In Family on October 10, 2012 at 5:09 am

“Why do you think he didn’t show?,” asked a friend. He died. That is all that runs through my head. He must be dead, otherwise why wouldn’t he show up at the courthouse that day. Maybe he’s too proud, maybe he’s drunk or coked up somewhere, maybe he already felt he had been defeated, or maybe he’s dead. That is not wishful thinking, but rather a coping mechanism lingering in my head. If death became of him I do not have to fear him. Nor do I have to deal with the issue that maybe he never loved or cared about me. I would no longer have to worry that he would harm our son, manipulate him, or be that Disneyland Dad. I would not have to worry about what to tell our son when he gets older. Should I inform him of our dark history, or should I allow him to pass his own judgement. How far should I go to protect our son from his fathers physical and verbal abuse?

Beauty and the Restraining Order

In Restraining Order on October 9, 2012 at 7:16 am

Family court is an interesting place… crowds of people fill the hallway, waiting, anticipating, nervous… some happy, some sad. Ladies fill the women’s restroom just waiting to be the next to paint their face. Tears fill their eyes… maybe they just lost a husband or a child. A story just like mine. It’s interesting that in many rituals you get so dressed up for that one last good-bye. A bon voyage party, a graduation, a funeral, a divorce, and even a restraining order against your husband. Why is it we want to look so beautiful for one last good-bye?

My heart is racing, my hands are shaky, and I anxiously keep looking around and peering over my shoulder to see if he is going to show. He was suppose to appear at 1:45 pm to settle the restraining order, divorce, and custody. Where is he, and what is he thinking? Sitting at a bar knocking back another drink, coked up with some floozy… bottom line he is currently a no show. Funny that he claims to care about his child and want to see his child yet he can’t seem to make it to this court date.

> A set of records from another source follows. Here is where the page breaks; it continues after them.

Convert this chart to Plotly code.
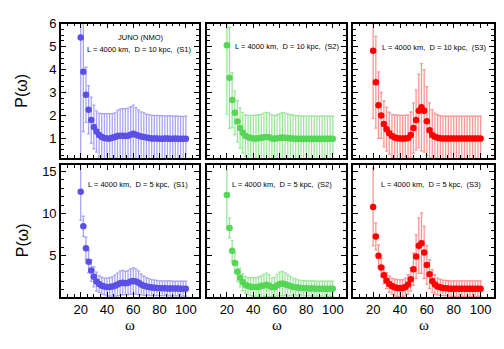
import plotly.graph_objects as go

AZUL = '#5A50E6'
AZUL_T = 'rgba(115,110,238,0.62)'
VERDE = '#55D655'
VERDE_T = 'rgba(95,215,95,0.62)'
ROJO = '#FF0000'
ROJO_T = 'rgba(255,60,60,0.55)'

omega = [20, 22, 24, 26, 28, 30, 32, 34, 36, 38, 40, 42, 44, 46, 48, 50, 52, 54, 56, 58,
         60, 62, 64, 66, 68, 70, 72, 74, 76, 78, 80, 82, 84, 86, 88, 90, 92, 94, 96, 98, 100]

# D = 10 kpc
p10_s1 = [5.4, 3.9, 2.9, 2.25, 1.8, 1.5, 1.3, 1.15, 1.06, 1.02, 1.0, 1.0, 1.03, 1.06, 1.1, 1.12, 1.12, 1.1, 1.12, 1.16,
          1.2, 1.16, 1.12, 1.08, 1.06, 1.04, 1.02, 1.0, 1.0, 1.0, 0.99, 0.99, 1.0, 1.0, 0.99, 0.99, 1.0, 0.99, 0.98, 0.98, 0.99]
e10_s1 = [6.5, 2.6, 1.2, 1.05, 1.0, 0.95, 0.9, 0.95, 1.02, 1.06, 1.08, 1.08, 1.05, 1.05, 1.12, 1.15, 1.18, 1.2, 1.2, 1.22,
          1.25, 1.18, 1.12, 1.08, 1.05, 1.02, 1.02, 1.0, 1.0, 1.0, 1.0, 1.0, 0.98, 0.98, 1.0, 0.98, 0.98, 0.98, 0.98, 0.98, 0.98]
p10_s2 = [5.06, 3.64, 2.67, 2.12, 1.74, 1.45, 1.25, 1.12, 1.05, 1.02, 1.0, 1.0, 1.01, 1.03, 1.05, 1.06, 1.05, 1.0, 0.99, 1.01,
          1.03, 1.04, 1.03, 1.02, 1.0, 1.0, 0.99, 0.99, 0.99, 0.98, 0.98, 0.99, 0.99, 0.98, 0.98, 0.98, 0.99, 0.99, 0.98, 0.98, 0.98]
e10_s2 = [3.0, 2.2, 1.2, 0.95, 0.9, 0.88, 0.88, 0.9, 0.95, 0.98, 1.0, 1.02, 1.02, 1.02, 1.05, 1.07, 1.05, 1.03, 1.0, 1.02,
          1.05, 1.08, 1.07, 1.05, 1.03, 1.02, 1.0, 1.0, 0.99, 0.99, 0.99, 0.99, 0.99, 0.99, 0.99, 0.99, 0.99, 0.99, 0.99, 0.99, 0.99]
p10_s3 = [4.82, 3.45, 2.45, 2.0, 1.63, 1.4, 1.22, 1.1, 1.04, 1.01, 1.0, 1.0, 1.0, 1.02, 1.15, 1.45, 1.8, 2.2, 2.36, 2.2,
          1.75, 1.35, 1.15, 1.07, 1.03, 1.01, 1.0, 1.0, 1.0, 1.0, 1.0, 1.0, 1.0, 1.0, 1.0, 1.0, 1.0, 1.0, 1.0, 1.0, 1.0]
e10_s3 = [2.95, 2.0, 1.45, 1.0, 1.0, 0.95, 0.92, 0.95, 0.98, 1.0, 1.0, 1.0, 1.0, 1.0, 1.0, 1.1, 1.3, 1.6, 1.9, 1.8,
          1.5, 1.2, 1.1, 1.03, 1.0, 0.98, 0.97, 0.97, 0.97, 0.97, 0.97, 0.97, 0.97, 0.97, 0.97, 0.97, 0.97, 0.97, 0.97, 0.97, 0.97]

# D = 5 kpc
p5_s1 = [12.6, 8.5, 5.9, 4.3, 3.25, 2.5, 1.95, 1.65, 1.45, 1.35, 1.3, 1.3, 1.35, 1.45, 1.6, 1.75, 1.8, 1.75, 1.8, 1.95,
         2.0, 1.95, 1.8, 1.6, 1.45, 1.35, 1.28, 1.22, 1.2, 1.18, 1.15, 1.15, 1.15, 1.13, 1.13, 1.12, 1.12, 1.12, 1.1, 1.1, 1.1]
e5_s1 = [3.4, 1.2, 1.3, 1.3, 1.3, 1.2, 1.1, 1.0, 1.0, 1.0, 1.05, 1.1, 1.15, 1.25, 1.35, 1.45, 1.45, 1.4, 1.45, 1.5,
         1.55, 1.5, 1.4, 1.25, 1.15, 1.05, 1.0, 0.95, 0.92, 0.9, 0.88, 0.88, 0.88, 0.88, 0.88, 0.88, 0.88, 0.88, 0.88, 0.88, 0.88]
p5_s2 = [12.2, 8.3, 5.6, 4.15, 3.1, 2.4, 1.85, 1.55, 1.4, 1.32, 1.3, 1.3, 1.33, 1.4, 1.48, 1.55, 1.45, 1.25, 1.3, 1.5,
         1.65, 1.7, 1.62, 1.5, 1.4, 1.3, 1.25, 1.2, 1.18, 1.15, 1.15, 1.13, 1.12, 1.12, 1.1, 1.1, 1.1, 1.1, 1.08, 1.08, 1.08]
e5_s2 = [4.0, 1.2, 1.2, 1.2, 1.2, 1.1, 1.0, 1.0, 1.0, 1.05, 1.1, 1.1, 1.15, 1.2, 1.3, 1.4, 1.3, 1.1, 1.15, 1.3,
         1.4, 1.45, 1.35, 1.25, 1.15, 1.05, 1.0, 0.95, 0.9, 0.9, 0.9, 0.9, 0.9, 0.9, 0.9, 0.9, 0.9, 0.9, 0.9, 0.9, 0.9]
p5_s3 = [10.8, 7.3, 5.0, 3.6, 2.7, 2.05, 1.65, 1.4, 1.25, 1.18, 1.15, 1.18, 1.3, 1.6, 2.2, 3.4, 4.9, 6.2, 6.5, 5.4,
         3.9, 2.8, 2.0, 1.6, 1.35, 1.25, 1.18, 1.15, 1.12, 1.1, 1.1, 1.1, 1.1, 1.1, 1.1, 1.1, 1.1, 1.1, 1.1, 1.1, 1.1]
e5_s3 = [4.6, 1.6, 1.3, 1.1, 1.0, 0.95, 0.95, 0.95, 1.0, 1.0, 1.0, 1.0, 1.05, 1.15, 1.4, 1.9, 2.6, 3.3, 3.6, 3.1,
         2.3, 1.7, 1.35, 1.15, 1.0, 0.95, 0.92, 0.92, 0.92, 0.92, 0.92, 0.92, 0.92, 0.92, 0.92, 0.92, 0.92, 0.92, 0.92, 0.92, 0.92]

W, H = 504, 349
X_DOM = [(61, 199), (207, 346), (353, 494)]
Y_DOM = [(17, 154), (161, 296)]
Y_RANGE = [[0.15, 6.0], [0.1, 15.8]]
Y_TICKS = [[1, 2, 3, 4, 5, 6], [5, 10, 15]]
Y_MINOR = [0.25, 1]

paneles = [
    (0, 0, p10_s1, e10_s1, AZUL, AZUL_T, 'L = 4000 km,  D = 10 kpc,  (S1)', 193, 43),
    (0, 1, p10_s2, e10_s2, VERDE, VERDE_T, 'L = 4000 km,  D = 10 kpc,  (S2)', 341, 40),
    (0, 2, p10_s3, e10_s3, ROJO, ROJO_T, 'L = 4000 km,  D = 10 kpc,  (S3)', 488, 41),
    (1, 0, p5_s1, e5_s1, AZUL, AZUL_T, 'L = 4000 km,  D = 5 kpc,  (S1)', 190, 181),
    (1, 1, p5_s2, e5_s2, VERDE, VERDE_T, 'L = 4000 km,  D = 5 kpc,  (S2)', 334, 181),
    (1, 2, p5_s3, e5_s3, ROJO, ROJO_T, 'L = 4000 km,  D = 5 kpc,  (S3)', 483, 181),
]

fig = go.Figure()
layout = {}
annotations = []
for k, (r, c, p, e, col, col_t, txt, tx, ty) in enumerate(paneles):
    n = k + 1
    xa = 'x' if n == 1 else f'x{n}'
    ya = 'y' if n == 1 else f'y{n}'
    fig.add_trace(go.Scatter(
        x=omega, y=p, mode='markers', xaxis=xa, yaxis=ya,
        marker=dict(size=6.5, color=col, line=dict(width=0)),
        error_y=dict(type='data', array=e, color=col_t, thickness=1.3, width=1.5),
        showlegend=False,
    ))
    x0, x1 = X_DOM[c]
    y0, y1 = Y_DOM[r]
    common = dict(showline=True, linecolor='black', linewidth=1.6, mirror='allticks',
                  ticks='inside', ticklen=5, tickwidth=1, tickcolor='black',
                  showgrid=False, zeroline=False,
                  tickfont=dict(family='Liberation Sans, Arial', size=13, color='black'))
    layout['xaxis' if n == 1 else f'xaxis{n}'] = dict(
        domain=[x0 / W, x1 / W], range=[5, 110], anchor=ya,
        tickvals=[20, 40, 60, 80, 100], showticklabels=(r == 1),
        minor=dict(dtick=5, tick0=0, ticks='inside', ticklen=3, tickcolor='black'),
        **common)
    layout['yaxis' if n == 1 else f'yaxis{n}'] = dict(
        domain=[1 - y1 / H, 1 - y0 / H], range=Y_RANGE[r], anchor=xa,
        tickvals=Y_TICKS[r], showticklabels=(c == 0),
        minor=dict(dtick=Y_MINOR[r], tick0=0, ticks='inside', ticklen=3, tickcolor='black'),
        **common)
    annotations.append(dict(
        text=txt, x=tx / W, y=1 - ty / H, xref='paper', yref='paper',
        xanchor='right', yanchor='middle', showarrow=False,
        font=dict(family='Liberation Sans, Arial', size=7.5, color='black')))

annotations.append(dict(
    text='JUNO (NMO)', x=140.5 / W, y=1 - 31 / H, xref='paper', yref='paper',
    xanchor='center', yanchor='middle', showarrow=False,
    font=dict(family='Liberation Sans, Arial', size=7.5, color='black')))

for yc in (85.5, 238):
    annotations.append(dict(
        text='P(ω)', x=22 / W, y=1 - yc / H, xref='paper', yref='paper',
        xanchor='center', yanchor='middle', showarrow=False, textangle=-90,
        font=dict(family='Liberation Sans, Arial', size=16, color='black')))

for xc in (130, 276.5, 423.5):
    annotations.append(dict(
        text='ω', x=xc / W, y=1 - 325 / H, xref='paper', yref='paper',
        xanchor='center', yanchor='middle', showarrow=False,
        font=dict(family='Liberation Serif, Times New Roman', size=15, color='black')))

fig.update_layout(
    width=W, height=H,
    margin=dict(l=0, r=0, t=0, b=0),
    paper_bgcolor='white', plot_bgcolor='white',
    annotations=annotations,
    **layout,
)
# quitar el margen por defecto del body para que la figura empiece en (0, 0)
fig.write_html('out.html', config={'displayModeBar': False},
               post_script="document.body.style.margin='0';")
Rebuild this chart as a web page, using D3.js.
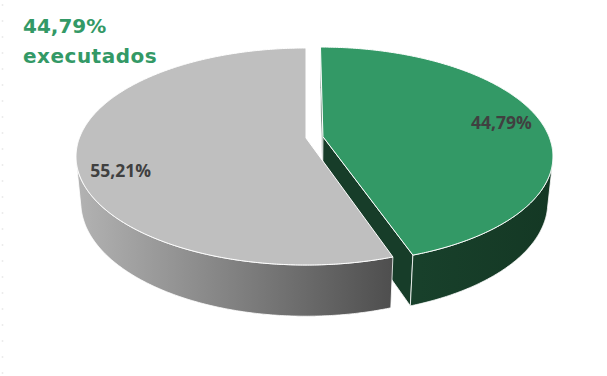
<!DOCTYPE html>
<html>
<head>
<meta charset="utf-8">
<script src="https://cdn.jsdelivr.net/npm/d3@7"></script>
<style>
  body { margin: 0; background: #fff; }
  svg { display: block; }
</style>
</head>
<body>
<svg id="chart" width="607" height="376"></svg>
<script>
// data
var categories = ["executados", "não executados"];
var values = [44.79, 55.21];
var labels = ["44,79%", "55,21%"];
var titleLines = ["44,79%", "executados"];

// styles
var topColors = ["#339966", "#bfbfbf"];
var wallColors = ["#173d29", "#6e6e6e"];
var sideStops = [
  [["0%", "#1b4630"], ["100%", "#143824"]],
  [["0%", "#b3b3b3"], ["55%", "#7c7c7c"], ["100%", "#4e4e4e"]]
];
var explode = [0.076, 0];
var labelR = [0.82, 0.81], labelDy = [0, 19];

var width = 607, height = 376;
var svg = d3.select("#chart");
var defs = svg.append("defs");

// camera (world radius = 1, top face at y=0)
var elev = 27.7 * Math.PI / 180,
    D = 5.19,
    scale = 226.6,
    cx = 306, cy = 138,
    thick = 0.23;
var camPos = [0, D * Math.sin(elev), -D * Math.cos(elev)];

function project(X, Y, Z) {
  var yc = Y * Math.cos(elev) + Z * Math.sin(elev);
  var d = D + Z * Math.cos(elev) - Y * Math.sin(elev);
  var f = D / d;
  return [cx + scale * X * f, cy - scale * yc * f];
}
function facing(P, n) {
  return (P[0]-camPos[0])*n[0] + (P[1]-camPos[1])*n[1] + (P[2]-camPos[2])*n[2] < 0;
}

// faint dotted border at the left
svg.append("line")
  .attr("x1", 2.5).attr("x2", 2.5).attr("y1", 4).attr("y2", height)
  .attr("stroke", "#ececec").attr("stroke-width", 1.5)
  .attr("stroke-dasharray", "2,14");

var arcs = d3.pie().sort(null).value(d => d)(values).map((a, i) => {
  a.i = i;
  a.mid = (a.startAngle + a.endAngle) / 2;
  a.ox = explode[i] * Math.sin(a.mid);
  a.oz = explode[i] * Math.cos(a.mid);
  return a;
});

// far slices first
var order = arcs.slice().sort((a, b) => Math.cos(b.mid) - Math.cos(a.mid));

var line = d3.line();
var step = Math.PI / 360;

order.forEach(a => {
  var g = svg.append("g");
  var rim = (t, Y) => project(a.ox + Math.sin(t), Y, a.oz + Math.cos(t));
  var n = Math.max(2, Math.ceil((a.endAngle - a.startAngle) / step));
  var ts = d3.range(n + 1).map(k => a.startAngle + (a.endAngle - a.startAngle) * k / n);

  // side gradient
  var gid = "side" + a.i;
  var xs = ts.map(t => rim(t, 0)[0]);
  var grad = defs.append("linearGradient").attr("id", gid)
    .attr("gradientUnits", "userSpaceOnUse")
    .attr("x1", d3.min(xs)).attr("x2", d3.max(xs)).attr("y1", 0).attr("y2", 0);
  sideStops[a.i].forEach(s => grad.append("stop").attr("offset", s[0]).attr("stop-color", s[1]));

  // radial walls
  var c0 = [a.ox, 0, a.oz];
  [[a.startAngle, [-Math.cos(a.startAngle), 0, Math.sin(a.startAngle)]],
   [a.endAngle, [Math.cos(a.endAngle), 0, -Math.sin(a.endAngle)]]].forEach(w => {
    if (!facing(c0, w[1])) return;
    var pts = [project(a.ox, 0, a.oz), rim(w[0], 0), rim(w[0], -thick), project(a.ox, -thick, a.oz)];
    g.append("path").attr("d", line(pts) + "Z")
      .attr("fill", wallColors[a.i])
      .attr("stroke", "#fff").attr("stroke-width", 0.8).attr("stroke-linejoin", "round");
  });

  // outer side, visible runs only
  var runs = [], cur = null;
  for (var k = 0; k < n; k++) {
    var tm = (ts[k] + ts[k + 1]) / 2;
    var vis = facing([a.ox + Math.sin(tm), 0, a.oz + Math.cos(tm)], [Math.sin(tm), 0, Math.cos(tm)]);
    if (vis) {
      if (!cur) { cur = [ts[k]]; runs.push(cur); }
      cur.push(ts[k + 1]);
    } else cur = null;
  }
  runs.forEach(r => {
    var pts = r.map(t => rim(t, 0)).concat(r.slice().reverse().map(t => rim(t, -thick)));
    g.append("path").attr("d", line(pts) + "Z")
      .attr("fill", "url(#" + gid + ")")
      .attr("stroke", "#fff").attr("stroke-width", 0.8).attr("stroke-linejoin", "round");
  });

  // top face
  var topPts = [project(a.ox, 0, a.oz)].concat(ts.map(t => rim(t, 0)));
  g.append("path").attr("d", line(topPts) + "Z")
    .attr("fill", topColors[a.i])
    .attr("stroke", "#fff").attr("stroke-width", 1).attr("stroke-linejoin", "round");
});

// data labels
arcs.forEach(a => {
  var p = project(a.ox + labelR[a.i] * Math.sin(a.mid), 0, a.oz + labelR[a.i] * Math.cos(a.mid));
  svg.append("text")
    .attr("x", p[0]).attr("y", p[1] + labelDy[a.i] + 6)
    .attr("text-anchor", "middle")
    .attr("font-family", "'Open Sans', sans-serif")
    .attr("font-weight", "bold")
    .attr("font-size", 17.5)
    .attr("fill", "#404040")
    .text(labels[a.i]);
});

// title
svg.append("g").selectAll("text").data(titleLines).enter().append("text")
  .attr("x", 23)
  .attr("y", (d, i) => 33 + i * 29.5)
  .attr("font-family", "'DejaVu Sans', Verdana, sans-serif")
  .attr("font-weight", "bold")
  .attr("font-size", 20)
  .attr("letter-spacing", (d, i) => i ? 0.5 : 0)
  .attr("fill", "#339966")
  .text(d => d);
</script>
</body>
</html>
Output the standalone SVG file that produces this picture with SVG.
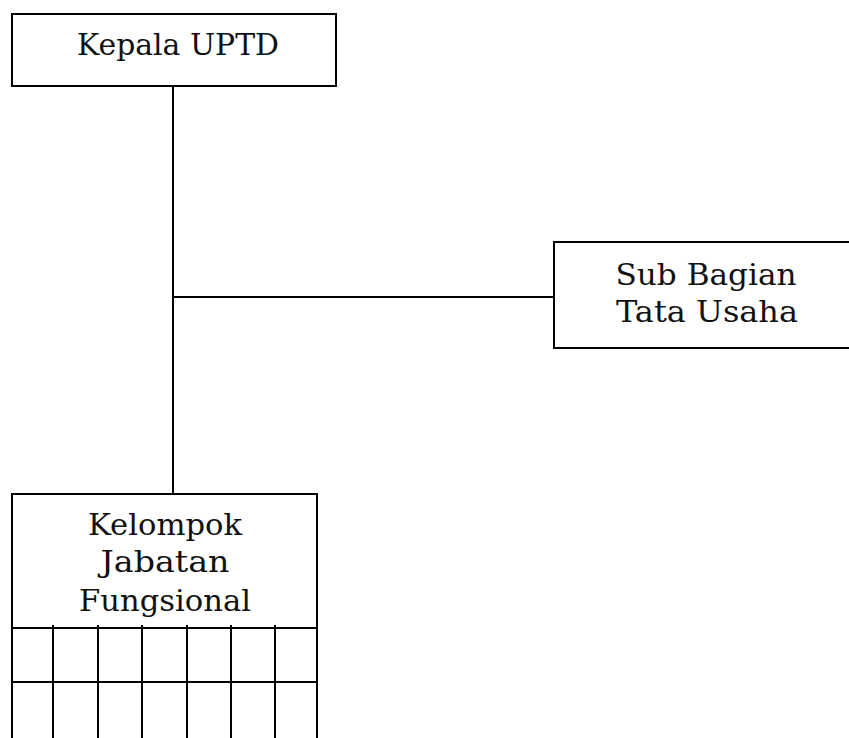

He never showed up at court that day, and because all issues had already been tried once before the judge let us push on without him. The judge granted a five year restraining order to protect myself and our son that day. This is the maximum protection, time frame the court will grant. In addition the judge finalized the mediators recommendations which consisted of my husband having supervised visitation upon completion of an alcohol assessment and a 52 week batterer program. The courts even granted me child support. I was never interested in the money, mostly fear of being tied to him for the next 18 years. It was always about our son’s safety.

Before leaving the courtroom that day the judge spoke to me. She mentioned that she was proud of me for getting out of an abusive relationship, to continue to take the proper steps needed to protect myself and my son, and to start fresh with a new begining. The judge was clearly proud of me. My friends and family were truely proud. I was proud of myself for what I had accomplished that day at the courthouse. I received everything I asked for in court that day. So why did I leave with tears in my eyes? Was I hurt he didn’t show after I was up all evening choosing the perfect outfit, or… That he didn’t care, and no longer loved me? Or that it is the end of this chapter of my life? Many things went through my head at that moment… the romantic moments I shared with him, the physically and verbally abusive nights, where is he at and why didn’t he show up, is he stalking us or are we safe… Although the thought which sticks out most in my head is that this day represents the END of the beautiful dream I hoped to share with my husband, the happy family fantasy, and my white picket fence is no more.